What you will do -
Scan the records below for the word "chart" and give only the number of lines that hold it.

Data shown -
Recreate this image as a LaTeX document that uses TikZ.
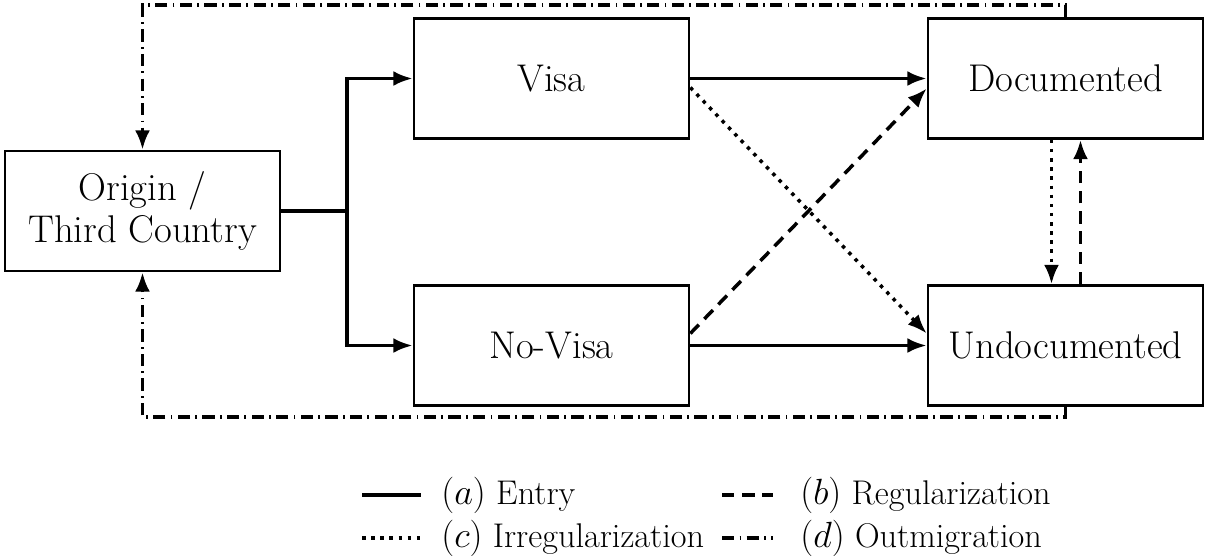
\documentclass[tikz,border=0pt]{standalone}
\usetikzlibrary{arrows.meta,calc}

\tikzset{
  stagebox/.style={draw, line width=1.5pt, minimum width=5.5cm, minimum height=2.4cm, font=\fontsize{22}{24}\selectfont, align=center},
  flow/.style={line width=2pt, -{Latex[length=11pt,width=8.5pt]}},
  entry/.style={flow},
  regular/.style={flow, dash pattern=on 7pt off 4.5pt},
  irregular/.style={flow, dash pattern=on 2pt off 3.2pt},
  outmig/.style={flow, dash pattern=on 7pt off 3pt on 1pt off 3pt},
  legtext/.style={anchor=west, inner sep=0, font=\fontsize{19.5}{22}\selectfont},
}

\begin{document}
\begin{tikzpicture}
  \useasboundingbox (0,0) rectangle (24.12,-11.1);
  % stages
  \node[stagebox] (origin) at (2.85,-4.22) {Origin /\\ Third Country};
  \node[stagebox] (visa)   at (11.03,-1.57) {Visa};
  \node[stagebox] (novisa) at (11.03,-6.91) {No-Visa};
  \node[stagebox] (doc)    at (21.31,-1.57) {Documented};
  \node[stagebox] (undoc)  at (21.31,-6.91) {Undocumented};

  \coordinate (fork) at (6.94,0);
  \coordinate (ttop) at (0,-0.1);
  \coordinate (tbot) at (0,-8.34);

  % entry
  \draw[entry] (origin.east) -- (fork |- origin.east) |- (visa.west);
  \draw[entry] (origin.east) -- (fork |- origin.east) |- (novisa.west);
  \draw[entry] (visa.east) -- (doc.west);
  \draw[entry] (novisa.east) -- (undoc.west);
  % status changes
  \draw[irregular] ($(visa.east)+(0,-0.18)$) -- ($(undoc.west)+(0,0.24)$);
  \draw[regular] ($(novisa.east)+(0,0.24)$) -- ($(doc.west)+(0,-0.2)$);
  \draw[irregular] ($(doc.south)+(-0.28,0)$) -- ($(undoc.north)+(-0.28,0)$);
  \draw[regular] ($(undoc.north)+(0.3,0)$) -- ($(doc.south)+(0.3,0)$);
  % outmigration
  \draw[outmig] (doc.north) |- (origin.north |- ttop) -- (origin.north);
  \draw[outmig] (undoc.south) |- (origin.south |- tbot) -- (origin.south);

  % legend
  \coordinate (la1) at (7.24,-9.9);   \coordinate (la2) at (8.42,-9.9);
  \coordinate (lc1) at (7.24,-10.76); \coordinate (lc2) at (8.42,-10.76);
  \coordinate (lb1) at (14.44,-9.9);   \coordinate (lb2) at (15.46,-9.9);
  \coordinate (ld1) at (14.44,-10.76); \coordinate (ld2) at (15.46,-10.76);
  \draw[entry,-] (la1) -- (la2);
  \draw[irregular,-] (lc1) -- (lc2);
  \draw[regular,-] (lb1) -- (lb2);
  \draw[outmig,-] (ld1) -- (ld2);
  \node[legtext] (ta) at (8.82,-9.9) {$(a)$ Entry};
  \node[legtext] (tc) at (8.82,-10.76) {$(c)$ Irregularization};
  \node[legtext] (tb) at (16.0,-9.9) {$(b)$ Regularization};
  \node[legtext] (td) at (16.0,-10.76) {$(d)$ Outmigration};
\end{tikzpicture}
\end{document}
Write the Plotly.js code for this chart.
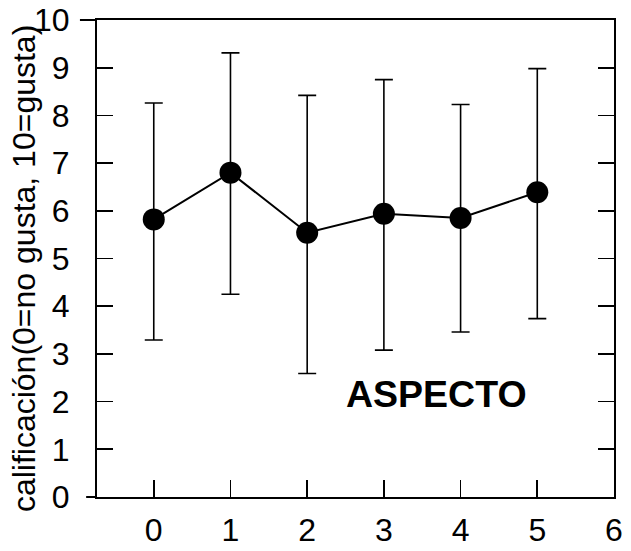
<!DOCTYPE html>
<html>
<head>
<meta charset="utf-8">
<script src="https://cdn.plot.ly/plotly-3.0.1.min.js"></script>
<style>html,body{margin:0;padding:0;background:#fff;}#chart{width:631px;height:551px;}</style>
</head>
<body>
<div id="chart"></div>
<script>
// Data
var xValues = [0, 1, 2, 3, 4, 5];
var meanValues = [5.82, 6.80, 5.54, 5.94, 5.85, 6.39];
var upperValues = [8.26, 9.31, 8.42, 8.75, 8.23, 8.98];
var lowerValues = [3.29, 4.25, 2.59, 3.08, 3.46, 3.74];
var xTicks = [0, 1, 2, 3, 4, 5, 6];
var yTicks = [0, 1, 2, 3, 4, 5, 6, 7, 8, 9, 10];
var yTitle = 'calificación(0=no gusta, 10=gusta)';
var panelLabel = 'ASPECTO';

var errPlus = upperValues.map(function(v, i){ return v - meanValues[i]; });
var errMinus = lowerValues.map(function(v, i){ return meanValues[i] - v; });

var FONT = '"Liberation Sans", Arial, Helvetica, sans-serif';

var trace = {
  x: xValues,
  y: meanValues,
  type: 'scatter',
  mode: 'lines+markers',
  line: {color: '#000', width: 2},
  marker: {color: '#000', size: 22},
  error_y: {
    type: 'data', symmetric: false,
    array: errPlus, arrayminus: errMinus,
    color: '#000', thickness: 1.6, width: 9
  },
  hoverinfo: 'none'
};

var layout = {
  width: 631, height: 551,
  margin: {l: 97, r: 17, t: 20, b: 54, pad: 0},
  paper_bgcolor: '#fff', plot_bgcolor: '#fff',
  showlegend: false,
  font: {family: FONT, color: '#000', size: 32},
  xaxis: {
    range: [-0.74, 6.0],
    tickvals: xTicks, ticktext: xTicks.map(String),
    ticks: 'inside', ticklen: 17, tickwidth: 1.6, tickcolor: '#000',
    showline: true, linecolor: '#000', linewidth: 2, mirror: true,
    showgrid: false, zeroline: false,
    tickfont: {family: FONT, size: 32, color: '#000'},
    ticklabelstandoff: 4
  },
  yaxis: {
    range: [0, 10],
    tickvals: yTicks, ticktext: yTicks.map(String),
    ticks: 'inside', ticklen: 16, tickwidth: 1.6, tickcolor: '#000',
    showline: true, linecolor: '#000', linewidth: 2, mirror: 'ticks',
    showgrid: false, zeroline: false,
    tickfont: {family: FONT, size: 32, color: '#000'},
    ticklabelstandoff: 19
  },
  annotations: [
    {
      text: yTitle, xref: 'paper', yref: 'paper',
      x: -0.142, y: 0.479, xanchor: 'center', yanchor: 'middle',
      textangle: -90, showarrow: false,
      font: {family: FONT, size: 32, color: '#000'}
    },
    {
      text: '<b>' + panelLabel + '</b>', xref: 'x', yref: 'y',
      x: 3.69, y: 2.15, xanchor: 'center', yanchor: 'middle',
      showarrow: false,
      font: {family: FONT, size: 37.5, color: '#000'}
    }
  ],
  shapes: [
    {type: 'line', xref: 'paper', yref: 'paper', x0: -0.033, x1: 0, y0: 1, y1: 1, line: {color: '#000', width: 2}},
    {type: 'line', xref: 'paper', yref: 'paper', x0: -0.021, x1: 0, y0: 0, y1: 0, line: {color: '#000', width: 2}}
  ]
};

Plotly.newPlot('chart', [trace], layout, {displayModeBar: false, staticPlot: true});
</script>
</body>
</html>
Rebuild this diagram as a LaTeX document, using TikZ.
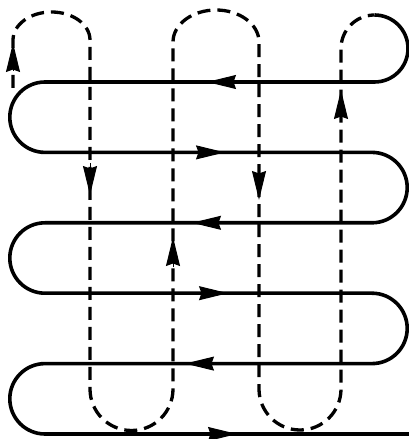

Response below -
4